The Pantages Theater was completely full Saturday night, and for the best of reasons — a British conductor, a Scottish percussionist and an Australian composer along with a thousand Tacomans, all gathered to immerse themselves in the depth and sheer humanity that classical instruments can produce. It was Sarah Ioannides’ first concert as music director of the Tacoma Symphony, bringing with her Dame Evelyn Glennie to premiere a new percussion concerto and its composer Sean O’Boyle. And if last night’s creativity and brilliance of sound is anything to go by, Ioannides’ five-year term promises good things for the city.
Part of the success was a program thoughtfully chosen to back O’Boyle’s neo-Romantic “Portraits of Immortal Love” with a rich Impressionist soundscape: Ravel, Debussy and Respighi. Part of it was Ioannides herself, with great attention to detail (ends of phrases, hidden melodies) and innovative staging (women’s chorus singing siren songs from either side of the audience, an army of brass ranged around the balcony).
But a lot of the success was Glennie. Petite, with bubbly friendliness and bright red socks (profoundly deaf since childhood, the percussionist hears vibrations through her entire body, including feet onstage), Glennie swept through O’Boyle’s concerto like a graceful whirlwind. From the circular bell melody of the opening over a shimmery string cushion, through the unbelievably fast bell part in the jig, to thundering bass drum and scarily overpowering snare in the war section, through a magical vibraphone stillness and eerie cymbal-chime effects to the galvanizing marimba cadenza, Glennie moved through the work’s kaleidoscope of emotions like a dancer. Her attention to sheer sound and color seemed to pull the orchestra into a new stratum of playing, utterly focused. And Glennie’s placement across the orchestra from the percussion section allowed a lovely visual and aural antiphony in O’Boyle’s well-crafted writing, giving his movie-score atmosphere more textural depth. As a major classical work, it’s probably not destined for immortality, but as a showcase of percussion colors – spooky waterphone, celestial bowed crotales, inhuman shell chimes – and as an emotional tribute to the love, courage and sacrifice of those who lived through World War I, it’s both brilliant and heartfelt.

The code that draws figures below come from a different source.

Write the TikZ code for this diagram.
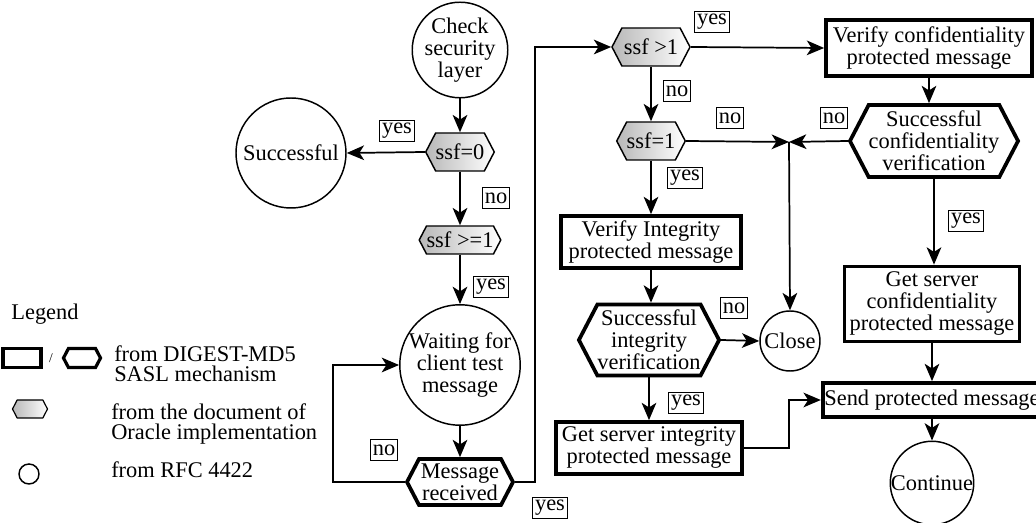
\documentclass[tikz,border=0pt]{standalone}
\usepackage{fontspec}
\setmainfont{Liberation Serif}
\usetikzlibrary{shapes.symbols,arrows.meta}

\begin{document}
\begin{tikzpicture}[x=0.75pt,y=-0.75pt,
  font=\fontsize{16.8}{16.5}\selectfont,
  every node/.style={align=center,inner sep=0pt},
  flow/.style={line width=1.3pt,-{Stealth[length=13pt,width=11pt,inset=3.5pt]}},
  rfc/.style={circle,draw,line width=1.1pt},
  digest/.style={rectangle,draw,line width=2.8pt},
  digesthex/.style={signal,signal to=east and west,signal pointer angle=125,draw,line width=2.8pt},
  oracle/.style={signal,signal to=east and west,signal pointer angle=125,draw,line width=1.1pt,
                 left color=black!28,right color=white},
  tag/.style={rectangle,draw,line width=0.9pt,inner xsep=2pt,minimum height=16pt},
  legendtext/.style={align=left,anchor=west,font=\fontsize{16.8}{15.2}\selectfont}]

\useasboundingbox (0,0) rectangle (1036,523);

% left column: security layer check
\node[rfc,minimum size=64.5pt] (chk) at (460,50) {Check\\security\\layer};
\node[oracle,minimum width=49.5pt,minimum height=28.5pt] (ssf0) at (460,152) {ssf=0};
\node[rfc,minimum size=82.5pt] (succ) at (291,153) {Successful};
\node[oracle,minimum width=58.5pt,minimum height=21pt] (ssfge) at (460,240) {ssf >=1};
\node[rfc,minimum size=87pt] (wait) at (460,365) {Waiting for\\client test\\message};
\node[digesthex,minimum width=79.5pt,minimum height=34.5pt] (msg) at (460,482) {Message\\received};

\coordinate (loopx) at (333,420);
\coordinate (risex) at (535,300);

% middle column: integrity
\node[oracle,minimum width=58.5pt,minimum height=28.5pt] (ssfg1) at (651,47) {ssf >1};
\node[oracle,minimum width=49.5pt,minimum height=28.5pt] (ssfe1) at (651,141) {ssf=1};
\node[digest,minimum width=135pt,minimum height=39pt] (vint) at (651,242) {Verify Integrity\\protected message};
\node[digesthex,minimum width=103.5pt,minimum height=53.25pt] (sint) at (649,340) {Successful\\integrity\\verification};
\node[digest,minimum width=139.5pt,minimum height=39pt] (gint) at (649,448) {Get server integrity\\protected message};

\coordinate (join) at (789,142);
\node[rfc,minimum size=45pt] (close) at (790,341) {Close};

% right column: confidentiality
\node[digest,minimum width=154.5pt,minimum height=42pt] (vconf) at (929,48) {Verify confidentiality\\protected message};
\node[digesthex,minimum width=111.75pt,minimum height=54pt] (sconf) at (934,141) {Successful\\confidentiality\\verification};
\node[digest,minimum width=131.25pt,minimum height=56.25pt] (gconf) at (932,304) {Get server\\confidentiality\\protected message};
\node[digest,minimum width=164pt,minimum height=25.5pt] (send) at (932,400) {Send protected message};
\node[rfc,minimum size=61.5pt] (cont) at (932,483) {Continue};

% connectors
\draw[flow] (chk.south) -- (ssf0.north);
\draw[flow] (ssf0.west) -- (succ.east);
\draw[flow] (ssf0.south) -- (ssfge.north);
\draw[flow] (ssfge.south) -- (wait.north);
\draw[flow] (wait.south) -- (msg.north);
\draw[flow] (msg.west) -- (loopx |- msg.west) |- (wait.west);
\draw[flow] (msg.east) -- (risex |- msg.east) |- (ssfg1.west);
\draw[flow] (ssfg1.east) -- (vconf.west);
\draw[flow] (ssfg1.south) -- (ssfe1.north);
\draw[flow] (ssfe1.east) -- (join);
\draw[flow] (sconf.west) -- (join);
\draw[flow] (join) -- (close.north);
\draw[flow] (ssfe1.south) -- (vint.north);
\draw[flow] (vint.south) -- (vint.south |- sint.north);
\draw[flow] (sint.east) -- (close.west);
\draw[flow] (sint.south) -- (gint.north);
\draw[flow] (gint.east) -- (join |- gint.east) |- (send.west);
\draw[flow] (vconf.south) -- (sconf.north -| vconf.south);
\draw[flow] (sconf.south) -- (gconf.north -| sconf.south);
\draw[flow] (gconf.south) -- (send.north -| gconf.south);
\draw[flow] (cont.north |- send.south) -- (cont.north);

% branch labels
\node[tag] (l1) at (397,131) {yes};
\node[tag] (l2) at (496,198) {no};
\node[tag] (l3) at (491,287) {yes};
\node[tag] (l4) at (384,450) {no};
\node[tag] (l5) at (550,508) {yes};
\node[tag] (l6) at (712,22) {yes};
\node[tag] (l7) at (677,91) {no};
\node[tag] (l8) at (730,118) {no};
\node[tag] (l9) at (685,178) {yes};
\node[tag] (l10) at (834,118) {no};
\node[tag] (l11) at (966,221) {yes};
\node[tag] (l12) at (734,308) {no};
\node[tag] (l13) at (686,403) {yes};

% legend
\node (legtitle) at (45,314) {Legend};
\node[digest,minimum width=28.5pt,minimum height=14.25pt,line width=2.4pt] (legrect) at (22,358) {};
\node[font=\fontsize{10}{10}\selectfont] (legslash) at (51,358) {/};
\node[digesthex,minimum width=27.75pt,minimum height=14.25pt,line width=2.4pt] (leghex) at (82,358) {};
\node[legendtext] (legt1) at (114,364) {from DIGEST-MD5\\SASL mechanism};
\node[oracle,minimum width=26.25pt,minimum height=13.5pt,line width=0.9pt] (leggrey) at (30,409) {};
\node[legendtext] (legt2) at (111,424) {from the document of\\Oracle implementation};
\node[rfc,minimum size=15pt] (legcirc) at (29,474) {};
\node[legendtext] (legt3) at (111,470) {from RFC 4422};

\end{tikzpicture}
\end{document}
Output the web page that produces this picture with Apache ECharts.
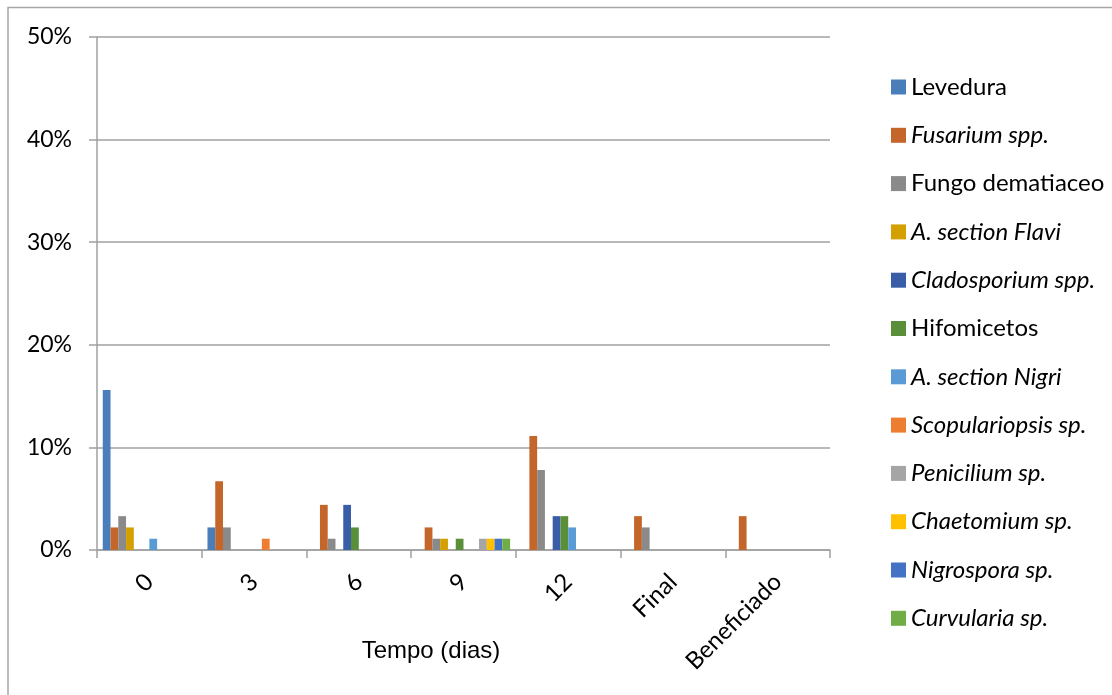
<!DOCTYPE html>
<html>
<head>
<meta charset="utf-8">
<script src="https://cdn.jsdelivr.net/npm/echarts@6/dist/echarts.min.js"></script>
<style>html,body{margin:0;padding:0;background:#fff;}#c{width:1112px;height:695px;}</style>
</head>
<body>
<div id="c"></div>
<script>
const categories = ['0', '3', '6', '9', '12', 'Final', 'Beneficiado'];
const seriesNames = ['Levedura', 'Fusarium spp.', 'Fungo dematiaceo', 'A. section Flavi', 'Cladosporium spp.', 'Hifomicetos', 'A. section Nigri', 'Scopulariopsis sp.', 'Penicilium sp.', 'Chaetomium sp.', 'Nigrospora sp.', 'Curvularia sp.'];
const italicNames = ['Fusarium spp.', 'A. section Flavi', 'Cladosporium spp.', 'A. section Nigri', 'Scopulariopsis sp.', 'Penicilium sp.', 'Chaetomium sp.', 'Nigrospora sp.', 'Curvularia sp.'];
const colors = ['#4A7EBB', '#C4652A', '#8A8A8A', '#D4A000', '#3A5DA8', '#5A8F3A', '#5B9BD5', '#ED7D31', '#A5A5A5', '#FFC000', '#4472C4', '#70AD47'];
const levedura      = [15.6, 2.2, 0,   0,   0,    0,   0];
const fusarium      = [2.2,  6.7, 4.4, 2.2, 11.1, 3.3, 3.3];
const fungoDem      = [3.3,  2.2, 1.1, 1.1, 7.8,  2.2, 0];
const flavi         = [2.2,  0,   0,   1.1, 0,    0,   0];
const cladosporium  = [0,    0,   4.4, 0,   3.3,  0,   0];
const hifomicetos   = [0,    0,   2.2, 1.1, 3.3,  0,   0];
const nigri         = [1.1,  0,   0,   0,   2.2,  0,   0];
const scopulariopsis= [0,    1.1, 0,   0,   0,    0,   0];
const penicilium    = [0,    0,   0,   1.1, 0,    0,   0];
const chaetomium    = [0,    0,   0,   1.1, 0,    0,   0];
const nigrospora    = [0,    0,   0,   1.1, 0,    0,   0];
const curvularia    = [0,    0,   0,   1.1, 0,    0,   0];
const allValues = [levedura, fusarium, fungoDem, flavi, cladosporium, hifomicetos, nigri, scopulariopsis, penicilium, chaetomium, nigrospora, curvularia];
const yTicks = [0, 10, 20, 30, 40, 50];

const FONT = 'Lato';
const chart = echarts.init(document.getElementById('c'));
chart.setOption({
  animation: false,
  color: colors,
  grid: { left: 97, right: 282, top: 37, bottom: 145, containLabel: false },
  graphic: [
    { type: 'rect', shape: { x: 8, y: 7.5, width: 1200, height: 800 }, style: { fill: 'none', stroke: '#A6A6A6', lineWidth: 1.5 }, silent: true },
    { type: 'text', x: 431, y: 651, style: { text: 'Tempo (dias)', font: '24px "Liberation Sans", Arial', fill: '#000', textAlign: 'center', textVerticalAlign: 'middle' } }
  ],
  legend: {
    orient: 'vertical',
    left: 891,
    top: 74,
    padding: 0,
    itemWidth: 15,
    itemHeight: 15,
    itemGap: 22.3,
    icon: 'rect',
    data: seriesNames,
    formatter: function (name) { return italicNames.indexOf(name) >= 0 ? '{i|' + name + '}' : '{n|' + name + '}'; },
    textStyle: {
      fontFamily: FONT, fontSize: 24, color: '#000', lineHeight: 26,
      rich: {
        i: { fontFamily: FONT, fontSize: 24, fontStyle: 'italic', color: '#000', lineHeight: 26 },
        n: { fontFamily: FONT, fontSize: 24, color: '#000', lineHeight: 26 }
      }
    }
  },
  xAxis: {
    type: 'category',
    data: categories,
    axisLine: { lineStyle: { color: '#A0A0A0', width: 1.5 } },
    axisTick: { show: true, length: 8, lineStyle: { color: '#A0A0A0', width: 1.5 } },
    axisLabel: { rotate: 45, margin: 28, fontFamily: FONT, fontSize: 24, color: '#000', interval: 0 }
  },
  yAxis: {
    type: 'value',
    min: 0, max: 50, interval: 10,
    axisLine: { show: true, lineStyle: { color: '#A0A0A0', width: 1.5 } },
    axisTick: { show: true, length: 8, lineStyle: { color: '#A0A0A0', width: 1.5 } },
    splitLine: { lineStyle: { color: '#A0A0A0', width: 1.5 } },
    axisLabel: { margin: 25, fontFamily: FONT, fontSize: 23, color: '#000', formatter: function (v) { return yTicks.indexOf(v) >= 0 ? v + '%' : ''; } }
  },
  series: seriesNames.map(function (name, i) {
    return { name: name, type: 'bar', data: allValues[i], barGap: '0%', barCategoryGap: '11%', itemStyle: { color: colors[i] } };
  })
});
</script>
</body>
</html>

Surrounding the O’Boyle was a landscape of more Impressionist color. The program opened with Ravel’s “Bolero,” which in Ioannides’ hands turned from old chestnut to something more dignified, the dynamic transitions moving inexorably up in steps, the phrases long. Here, the TSO’s principals got to shine: sassy sax and E-flat clarinet, guarded flute, and a precise, insistent snare.
After intermission, the sound suffered a little – it’s a brave conductor who tries Debussy in the dry deadness of the Pantages – with some intonation problems in the first of the “Nocturnes.” But the second, “Festivals,” took on more energy, and the final “Sirens” paired sweet female voices over the pulsing orchestral sea.
Then came an intelligent trick from Ioannides: flowing directly on from the Debussy into Respighi’s “The Pines of Rome” to create one lush, mammoth, seven-movement Impressionist symphony. Each movement built on the last – the scurrying strings and brass of the Villa Borghese, the dark red cello-bassi of the catacombs, the delicate clarinet and birdsong of the Janiculum, and finally the heroic Roman army of the Appian Way, transforming from hazy ominous quiet to triumphant brass ringing the back of the balcony and submerging the audience in the kind of sound you usually only hear from inside an orchestra.
Throughout, Ioannides spoke and conducted sincerely (including a well-attended post-concert Q&A with Glennie and O’Boyle), obviously feeling the sheer elation of the finale as much as her audience.